Let's assume one takes $E = \mathbb{C}^* / \langle p \rangle$ an elliptic (Tate) curve over the complex field ($p = e^{2 \pi i \tau}$ where $1, \tau$ are the 2 periods in additive notation; $\Im \tau > 0$). On this take points $u_1, u_2, u_3$ such that $u_1 u_2 u_3 = 1$ and then mod out by the action of the symmetric group $S_3$. So we essentially have a hypersurface in $E^3$ - a copy of $E^2$ with coordinates $(u_1, u_2)$ and we mod out by permuting $u_1, u_2$ and $1/u_1 u_2$ (the $u_i$'s are zeros and their reciprocals poles of an elliptic function - essentially the only one up to constant with these zeros and poles).
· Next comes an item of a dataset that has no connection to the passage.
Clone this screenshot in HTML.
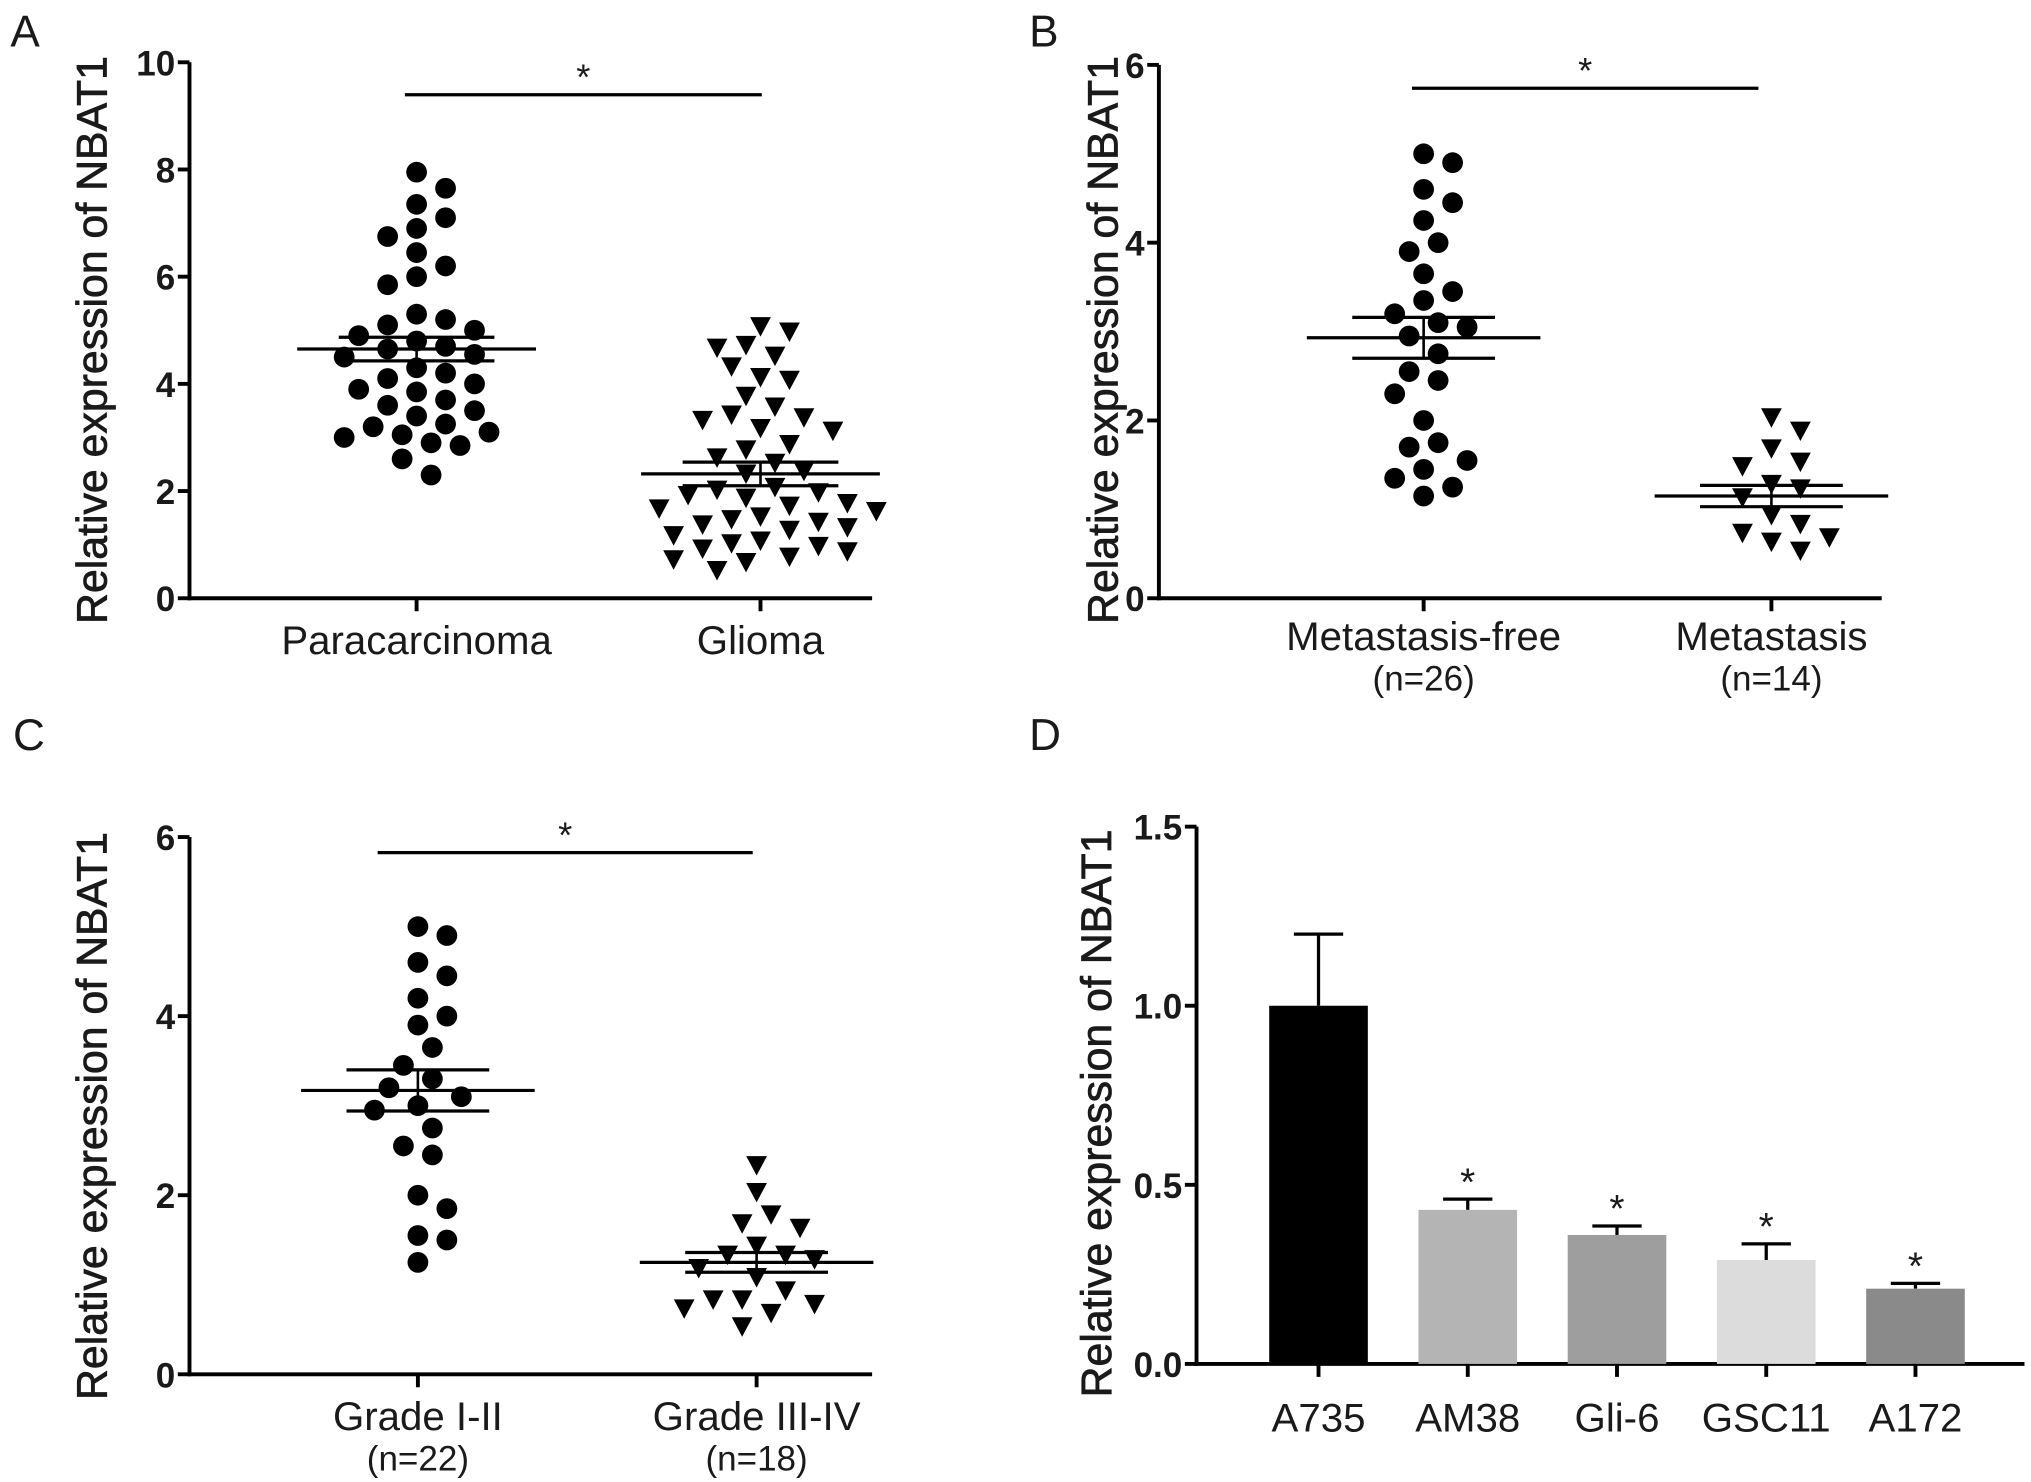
<!DOCTYPE html>
<html><head><meta charset="utf-8"><style>
html,body{margin:0;padding:0;background:#fff}
svg{display:block}
text{font-family:"Liberation Sans",sans-serif;fill:#1a1a1a}
</style></head><body>
<svg id="fig" width="2031" height="1482" viewBox="0 0 1565 1142" xmlns="http://www.w3.org/2000/svg"></svg>
<script>
// Panel A data
const aCategories = ["Paracarcinoma","Glioma"];
const aPara = [7.95,7.65,7.35,7.1,6.9,6.75,6.45,6.2,6.0,5.85,5.3,5.2,5.1,5.0,4.9,4.8,4.7,4.65,4.55,4.5,4.3,4.2,4.1,4.0,3.9,3.85,3.7,3.6,3.5,3.4,3.25,3.2,3.1,3.05,3.0,2.9,2.85,2.6,2.3];
const aGlioma = [5.1,5.0,4.75,4.7,4.55,4.35,4.15,4.1,3.8,3.6,3.45,3.4,3.35,3.2,3.15,2.9,2.8,2.65,2.55,2.4,2.35,2.1,2.05,2.0,1.95,1.9,1.8,1.75,1.7,1.65,1.55,1.5,1.45,1.4,1.35,1.3,1.2,1.1,1.05,1.0,0.95,0.9,0.8,0.75,0.7,0.55];
const aMeans = [4.65,2.32];
const aSem = [0.22,0.22];
const aTicks = ["0","2","4","6","8","10"];
// Panel B data
const bCategories = ["Metastasis-free","Metastasis"];
const bSub = ["(n=26)","(n=14)"];
const bFree = [5.0,4.9,4.6,4.45,4.25,4.0,3.9,3.65,3.45,3.35,3.2,3.1,3.05,2.95,2.75,2.55,2.45,2.3,2.0,1.75,1.7,1.55,1.45,1.35,1.25,1.15];
const bMeta = [2.05,1.9,1.7,1.55,1.5,1.3,1.25,1.15,0.95,0.85,0.75,0.7,0.65,0.55];
const bMeans = [2.93,1.15];
const bSem = [0.23,0.12];
const bTicks = ["0","2","4","6"];
// Panel C data
const cCategories = ["Grade I-II","Grade III-IV"];
const cSub = ["(n=22)","(n=18)"];
const cLow = [5.0,4.9,4.6,4.45,4.2,4.0,3.9,3.65,3.45,3.3,3.2,3.1,3.0,2.95,2.75,2.55,2.45,2.0,1.85,1.55,1.5,1.25];
const cHigh = [2.35,2.05,1.8,1.7,1.65,1.45,1.35,1.35,1.3,1.2,1.1,0.95,0.85,0.85,0.8,0.75,0.7,0.55];
const cMeans = [3.17,1.25];
const cSem = [0.23,0.11];
const cTicks = ["0","2","4","6"];
// Panel D data
const dCategories = ["A735","AM38","Gli-6","GSC11","A172"];
const dValues = [1.0,0.43,0.36,0.29,0.21];
const dErrors = [0.2,0.03,0.025,0.045,0.015];
const dSig = [false,true,true,true,true];
const dTicks = ["0.0","0.5","1.0","1.5"];

const NS="http://www.w3.org/2000/svg";
const svg=document.getElementById('fig');
function el(tag,attrs,parent){const e=document.createElementNS(NS,tag);for(const k in attrs)e.setAttribute(k,attrs[k]);(parent||svg).appendChild(e);return e;}
function txt(s,attrs,parent){const e=el('text',attrs,parent);e.textContent=s;return e;}

function axes(g,P,ticks){
  const y=v=>P.y0-(v-P.min)/(P.max-P.min)*(P.y0-P.yTop);
  const ya=el('line',{x1:P.x0,y1:P.yTop,x2:P.x0,y2:P.y0+1.5,stroke:'#000','stroke-width':3},g);
  
  const xa=el('line',{x1:P.x0-1.5,y1:P.y0,x2:P.xEnd,y2:P.y0,stroke:'#000','stroke-width':3},g);
  
  ticks.forEach(t=>{const v=parseFloat(t);const yy=y(v);
    el('line',{x1:P.x0-9,y1:yy,x2:P.x0,y2:yy,stroke:'#000','stroke-width':3},g);
    const tl=txt(t,{x:P.x0-11,y:yy+10,'text-anchor':'end','font-size':27,'font-weight':'bold'},g);
    });
  const tt=txt('Relative expression of NBAT1',{x:0,y:0,'text-anchor':'middle','font-size':33,'stroke':'#1a1a1a','stroke-width':0.6,transform:`translate(${P.titleX},${P.titleY}) rotate(-90)`},g);
  
  const pl=txt(P.letter,{x:P.lx,y:P.ly,'font-size':34},g);
  
  return y;
}
function swarm(vals,y,cx,minD){
  const placed=[];const out=[];
  vals.forEach(v=>{const yy=y(v);let off=0;
    for(let k=0;k<40;k++){const cand=(k%2?1:-1)*Math.ceil(k/2)*minD*0.62;
      if(placed.every(p=>Math.hypot(p[0]-(cx+cand),p[1]-yy)>=minD)){off=cand;break;}}
    placed.push([cx+off,yy]);out.push([cx+off,yy]);});
  return out;
}
function scatterPanel(P,ticks,cats,subs,groups,means,sems){
  const g=el('g',{});
  const y=axes(g,P,ticks);
  cats.forEach((c,i)=>{const cx=P.cx[i];
    el('line',{x1:cx,y1:P.y0,x2:cx,y2:P.y0+10,stroke:'#000','stroke-width':3},g);
    const cl=txt(c,{x:cx,y:P.labY,'text-anchor':'middle','font-size':31},g);
    
    if(subs){const sl=txt(subs[i],{x:cx,y:P.labY+31,'text-anchor':'middle','font-size':27},g);
      }
    const pts=swarm(groups[i],y,cx,P.minD);
    pts.forEach(p=>{let m;
      if(i===0){m=el('circle',{cx:p[0],cy:p[1],r:8,fill:'#000'},g);
        }
      else{m=el('polygon',{points:`${p[0]-8},${p[1]-6} ${p[0]+8},${p[1]-6} ${p[0]},${p[1]+9}`,fill:'#000'},g);
        }
      });
    const ym=y(means[i]),yh=y(means[i]+sems[i]),yl=y(means[i]-sems[i]);
    const ml=el('line',{x1:cx-P.mw,y1:ym,x2:cx+P.mw,y2:ym,stroke:'#000','stroke-width':2.5},g);
    
    [yh,yl].forEach(yy=>{const s=el('line',{x1:cx-P.sw,y1:yy,x2:cx+P.sw,y2:yy,stroke:'#000','stroke-width':2.5},g);
      });
    el('line',{x1:cx,y1:yh,x2:cx,y2:yl,stroke:'#000','stroke-width':2},g);
  });
  const sg=el('line',{x1:P.sig[0],y1:P.sig[2],x2:P.sig[1],y2:P.sig[2],stroke:'#000','stroke-width':2.5},g);
  
  const st=txt('*',{x:(P.sig[0]+P.sig[1])/2,y:P.sig[2]-4,'text-anchor':'middle','font-size':28},g);
  
}
scatterPanel({letter:'A',lx:8,ly:36,x0:146,xEnd:672,yTop:48,y0:461,min:0,max:10,cx:[321,586],labY:504,titleX:82,titleY:262,minD:18,mw:92,sw:60,sig:[312,587,73]},
  aTicks,aCategories,null,[aPara,aGlioma],aMeans,aSem);
scatterPanel({letter:'B',lx:793,ly:36,x0:893,xEnd:1450,yTop:50,y0:461,min:0,max:6,cx:[1097,1365],labY:501,titleX:861,titleY:262,minD:18,mw:90,sw:55,sig:[1088,1355,68]},
  bTicks,bCategories,bSub,[bFree,bMeta],bMeans,bSem);
scatterPanel({letter:'C',lx:10,ly:578,x0:146,xEnd:672,yTop:645,y0:1059,min:0,max:6,cx:[322,583],labY:1102,titleX:82,titleY:860,minD:18,mw:90,sw:55,sig:[291,580,657]},
  cTicks,cCategories,cSub,[cLow,cHigh],cMeans,cSem);

// Panel D bars
(function(){
  const P={letter:'D',lx:793,ly:578,x0:922,xEnd:1560,yTop:637,y0:1051,min:0,max:1.5,titleX:856,titleY:858};
  const g=el('g',{});
  const y=axes(g,P,dTicks);
  const colors=['#000','#b4b4b4','#9e9e9e','#dcdcdc','#8a8a8a'];
  const band=115;
  dCategories.forEach((c,i)=>{const cx=P.x0+94+band*i;const w=76;
    const top=y(dValues[i]);
    const eb=y(dValues[i]+dErrors[i]);
    const ev=el('line',{x1:cx,y1:eb,x2:cx,y2:top,stroke:'#000','stroke-width':2.5},g);
    
    el('line',{x1:cx-w*0.25,y1:eb,x2:cx+w*0.25,y2:eb,stroke:'#000','stroke-width':2.5},g);
    const r=el('rect',{x:cx-w/2,y:top,width:w,height:P.y0-top,fill:colors[i]},g);
    
    el('line',{x1:cx,y1:P.y0,x2:cx,y2:P.y0+10,stroke:'#000','stroke-width':3},g);
    const cl=txt(c,{x:cx,y:1103,'text-anchor':'middle','font-size':31},g);
    
    if(dSig[i]){const s=txt('*',{x:cx,y:eb-3,'text-anchor':'middle','font-size':30},g);
      }
  });
})();
</script>
</body></html>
The question: is this quotient space $\mathbb{P}^2$? I believe the answer is yes, but I can't see a way of using theta functions or other gadgets to explicitly give the isomorphism (whereby a theta function I mean $$\theta_p(x) = \prod_{l \ge 0}(1-p^l x)(1-p^{l+1}/x)$$ which reduces to the Jacobi theta via the triple product identity).

Finally, does this work over other fields (reals, finite fields, other reasonable fields)?